The story follows a group of Vampires living together in an old house, as cameras follow their daily events and capture the lives of each character as they try to exist in harmony. Yes, it’s a similar style of mockumentary that I’ve seen before in TV shows like The Office or Modern Family, but coupled with the charm of the story and of the humor of the characters, it more than enough raises it up from a simple vampire story and instead a hilarious film that just happens to revolve around the supernatural.
Why so many of jokes worked so well in What We Do In The Shadows is mainly thanks to its charismatic actors in their lead roles. Jermaine Clement is a notable standout, who has a nice knowledge of timing and delivery to help sell the punchlines of the jokes even more, which is an aspect that made me enjoy that style of humor with his band The Flight of the Conchords, so I was glad to see it translate so well here when tackling a different subject and environment. More importantly, I thought most of the jokes were actually genuinely funny.
The humor was often based off making fun of typical tropes associated with depictions of Vampires and I was glad to see them poking fun at such stereotypes of themselves. The idea to put them into a modern setting and explore how Vampires and Werewolves would live in current society also added to the jokes that could be made. It made the comedy more original whilst still being funny and even relatable.
What I was watching was a humorous interpretation of the question, if vampires and werewolves did exist, how would they fit into the world that we now know? Of course, the answer divulged into the lighter humorous side but that’s the whole point when the film is a comedy. So, although there may have been some flaws with how certain events would work in reality, (like why is there no police around investigating suspicious disappearances of people at their house) I don’t care because the script is intended to make me laugh and not portray an incredibly realistic adaption. All it needs is just enough logic and relatability to a modern setting and that’s it.

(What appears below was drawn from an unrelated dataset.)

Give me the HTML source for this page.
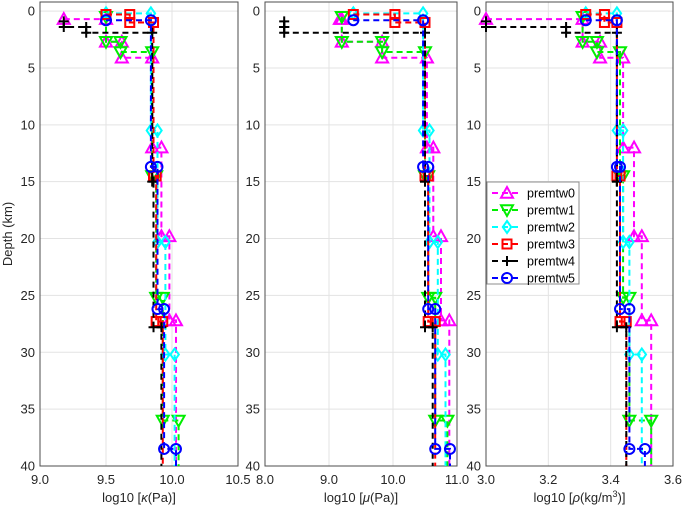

Apart from my love of the story, I also enjoyed the technical aspects of the film, particularly with the practical effects. There were often scenes showing vampires floating in the air, walking on walls, or even just fighting ludicrously outside of a club which was all done great. Not only did it add to the portrayal of their abilities, so it wasn’t just a film about people dressed to look like vampires. It also showed a level of care and effort to make those scenes work which I appreciated it. This is my favorite film from Taika Waititi who co-directed it alongside with Jermaine Clement, who later went onto to helm Thor: Ragnarok which in my eyes, wasn’t as funny as What We Do In The Shadows.
This film is very accessible and not only because it’s out on Netflix in Australia and the United States, but also from an audience level. The jokes and style of humor is never at all mean-spirited nor is it overly dark or black comedy, which is probably why The Flight of The Conchords have gained such recognition. The hilarity comes from lampooning the tropes in a clever way but also by focusing on witty observational remarks that again ooze why the script is fantastic to watch. What We Do In The Shadows is quotable, funny and very charming. Watch it if you’re in for a good comedy but have been thinking you’ve seen them all because this is definitely one of those hidden gems. See it.